Except it isn’t. Great moments of inspiration always seem “easy” to achieve in hindsight. Especially when someone else has done the work. And such moments can come in very unexpected ways, as when Archimedes, immersing himself in water, discovered the principle underlying specific gravity. We all have such “eureka” moments, in one way or another. But who among us has the courage to act on them?
All of us have the power to observe. What we do with those observations is another matter. We can choose to ignore them, or to catalogue them away nicely, and refuse to act on the implications of our observations. If we have faith in ourselves, and if we have the courage of our convictions, we will approach the world with the fearless spirit of Eratosthenes.
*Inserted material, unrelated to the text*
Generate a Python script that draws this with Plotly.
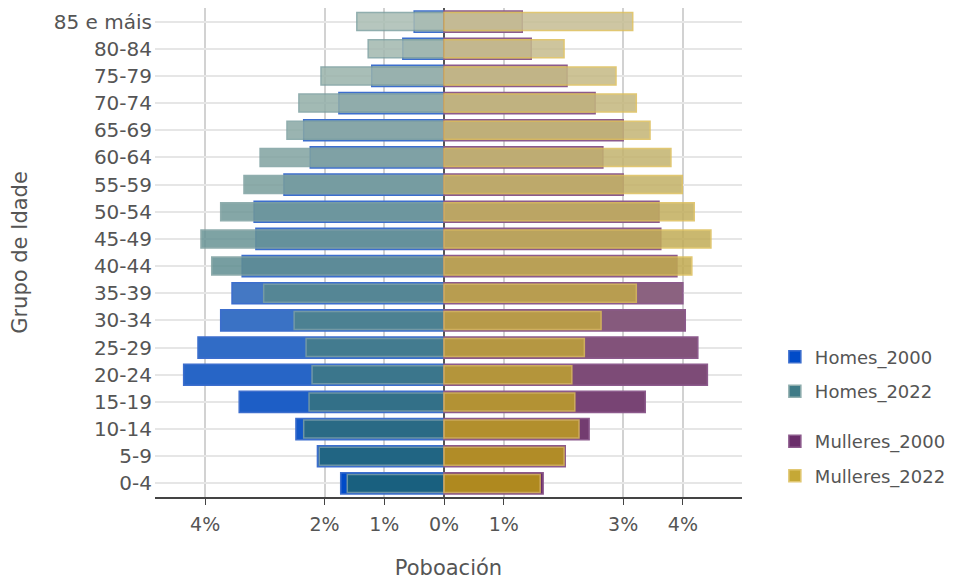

We live in a world where information is all around us: we can barely escape it. The problem of our era, and the challenge for us, is not so much finding information, but rather it is having the courage and conviction to act on what we know.
Act now. You already have made the observations. You already know the data, and you know the terrain. You are unlikely to know any more later than what you know now. Have faith in your own perception, and learn to trust your instinct. Take things one step further. One leap further, as Eratosthenes leaped. And an ocean of discovery, and perhaps even immortality, will await.